**INSTRUCTIONS FOR THE TASK:** From the first line of the data below through the line bearing "Chart.register(...registerables);", reproduce each line exactly; do not include pictures.

(begin)

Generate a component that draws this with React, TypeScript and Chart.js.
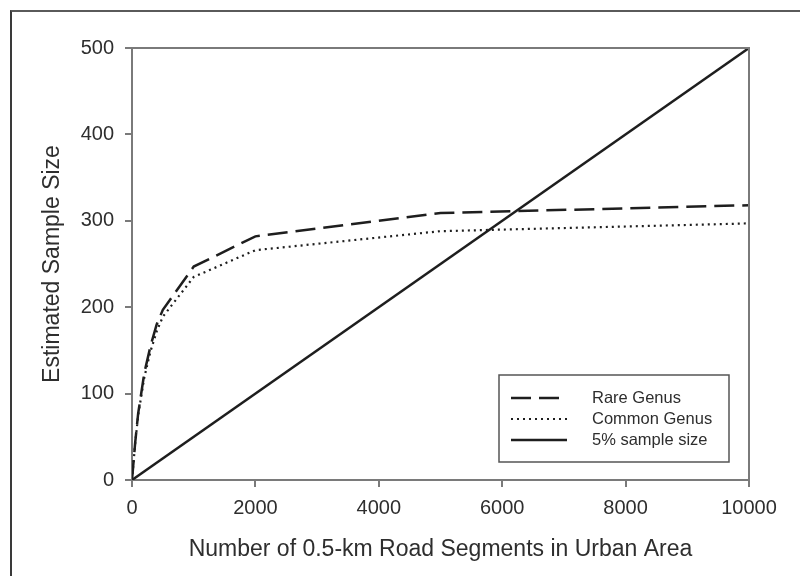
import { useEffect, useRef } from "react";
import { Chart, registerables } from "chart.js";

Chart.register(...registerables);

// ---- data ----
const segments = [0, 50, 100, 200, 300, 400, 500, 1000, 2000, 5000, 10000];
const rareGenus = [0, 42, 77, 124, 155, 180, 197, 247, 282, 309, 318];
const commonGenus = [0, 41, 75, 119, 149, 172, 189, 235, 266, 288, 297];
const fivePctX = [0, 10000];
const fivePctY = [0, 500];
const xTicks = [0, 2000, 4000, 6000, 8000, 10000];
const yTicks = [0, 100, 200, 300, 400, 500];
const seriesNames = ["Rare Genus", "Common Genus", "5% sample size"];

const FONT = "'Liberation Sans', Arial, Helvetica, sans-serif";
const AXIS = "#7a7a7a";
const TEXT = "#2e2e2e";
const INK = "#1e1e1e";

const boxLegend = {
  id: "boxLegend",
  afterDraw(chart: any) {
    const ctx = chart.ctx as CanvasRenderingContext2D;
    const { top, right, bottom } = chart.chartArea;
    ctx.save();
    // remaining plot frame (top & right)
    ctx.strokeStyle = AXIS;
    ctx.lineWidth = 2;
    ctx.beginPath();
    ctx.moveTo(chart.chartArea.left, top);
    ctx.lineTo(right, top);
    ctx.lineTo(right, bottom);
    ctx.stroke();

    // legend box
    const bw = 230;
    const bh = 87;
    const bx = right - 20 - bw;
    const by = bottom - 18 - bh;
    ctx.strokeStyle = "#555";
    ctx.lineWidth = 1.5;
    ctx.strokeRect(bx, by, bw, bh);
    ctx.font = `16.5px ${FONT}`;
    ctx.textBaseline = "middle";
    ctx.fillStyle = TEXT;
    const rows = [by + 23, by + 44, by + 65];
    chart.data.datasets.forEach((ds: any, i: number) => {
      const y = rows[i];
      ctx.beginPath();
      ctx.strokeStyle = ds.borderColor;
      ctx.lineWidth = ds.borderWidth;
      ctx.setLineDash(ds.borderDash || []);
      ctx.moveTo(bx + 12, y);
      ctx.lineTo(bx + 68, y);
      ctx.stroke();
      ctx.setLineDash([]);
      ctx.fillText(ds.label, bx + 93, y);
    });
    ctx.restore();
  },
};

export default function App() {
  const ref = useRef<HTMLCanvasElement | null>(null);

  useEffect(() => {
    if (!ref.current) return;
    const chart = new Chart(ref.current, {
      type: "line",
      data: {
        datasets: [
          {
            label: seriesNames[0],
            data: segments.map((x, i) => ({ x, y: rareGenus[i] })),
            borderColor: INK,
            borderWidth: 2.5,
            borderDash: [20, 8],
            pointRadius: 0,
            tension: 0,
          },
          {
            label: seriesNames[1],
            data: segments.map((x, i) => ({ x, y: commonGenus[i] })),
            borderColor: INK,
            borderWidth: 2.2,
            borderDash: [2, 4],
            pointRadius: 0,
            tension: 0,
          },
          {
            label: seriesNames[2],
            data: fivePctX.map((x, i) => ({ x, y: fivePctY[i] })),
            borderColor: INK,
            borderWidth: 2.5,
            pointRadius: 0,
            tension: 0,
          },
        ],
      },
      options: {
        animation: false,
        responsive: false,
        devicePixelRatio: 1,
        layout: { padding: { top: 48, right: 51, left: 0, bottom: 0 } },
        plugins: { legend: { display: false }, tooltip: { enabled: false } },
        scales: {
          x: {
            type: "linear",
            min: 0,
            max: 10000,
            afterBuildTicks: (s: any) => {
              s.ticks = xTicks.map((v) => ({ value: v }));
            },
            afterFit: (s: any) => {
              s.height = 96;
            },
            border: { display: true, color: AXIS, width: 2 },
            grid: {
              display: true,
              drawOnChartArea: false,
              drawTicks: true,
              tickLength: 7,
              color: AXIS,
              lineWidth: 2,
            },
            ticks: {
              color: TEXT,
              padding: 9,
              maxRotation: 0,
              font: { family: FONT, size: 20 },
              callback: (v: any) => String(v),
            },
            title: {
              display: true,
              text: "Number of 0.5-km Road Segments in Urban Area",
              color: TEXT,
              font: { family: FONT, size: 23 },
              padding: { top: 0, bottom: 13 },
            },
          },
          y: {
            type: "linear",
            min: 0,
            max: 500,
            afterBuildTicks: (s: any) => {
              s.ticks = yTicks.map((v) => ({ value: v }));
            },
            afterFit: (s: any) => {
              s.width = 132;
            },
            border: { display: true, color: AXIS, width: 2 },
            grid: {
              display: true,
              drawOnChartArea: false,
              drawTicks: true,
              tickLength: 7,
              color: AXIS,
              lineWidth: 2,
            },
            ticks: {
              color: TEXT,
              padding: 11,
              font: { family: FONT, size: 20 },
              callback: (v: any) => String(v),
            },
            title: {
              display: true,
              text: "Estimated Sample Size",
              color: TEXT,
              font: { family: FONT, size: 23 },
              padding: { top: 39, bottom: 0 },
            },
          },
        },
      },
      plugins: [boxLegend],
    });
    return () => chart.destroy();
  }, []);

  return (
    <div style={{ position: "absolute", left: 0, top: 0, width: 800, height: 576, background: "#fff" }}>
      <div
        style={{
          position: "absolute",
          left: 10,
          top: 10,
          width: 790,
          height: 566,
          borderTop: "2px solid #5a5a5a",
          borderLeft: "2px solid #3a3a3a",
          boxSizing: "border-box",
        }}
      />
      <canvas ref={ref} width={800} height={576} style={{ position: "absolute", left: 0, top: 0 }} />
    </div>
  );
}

(end)

**TASK ANSWER:**
Generate a component that draws this with React, TypeScript and Chart.js.
import { useEffect, useRef } from "react";
import { Chart, registerables } from "chart.js";

Chart.register(...registerables);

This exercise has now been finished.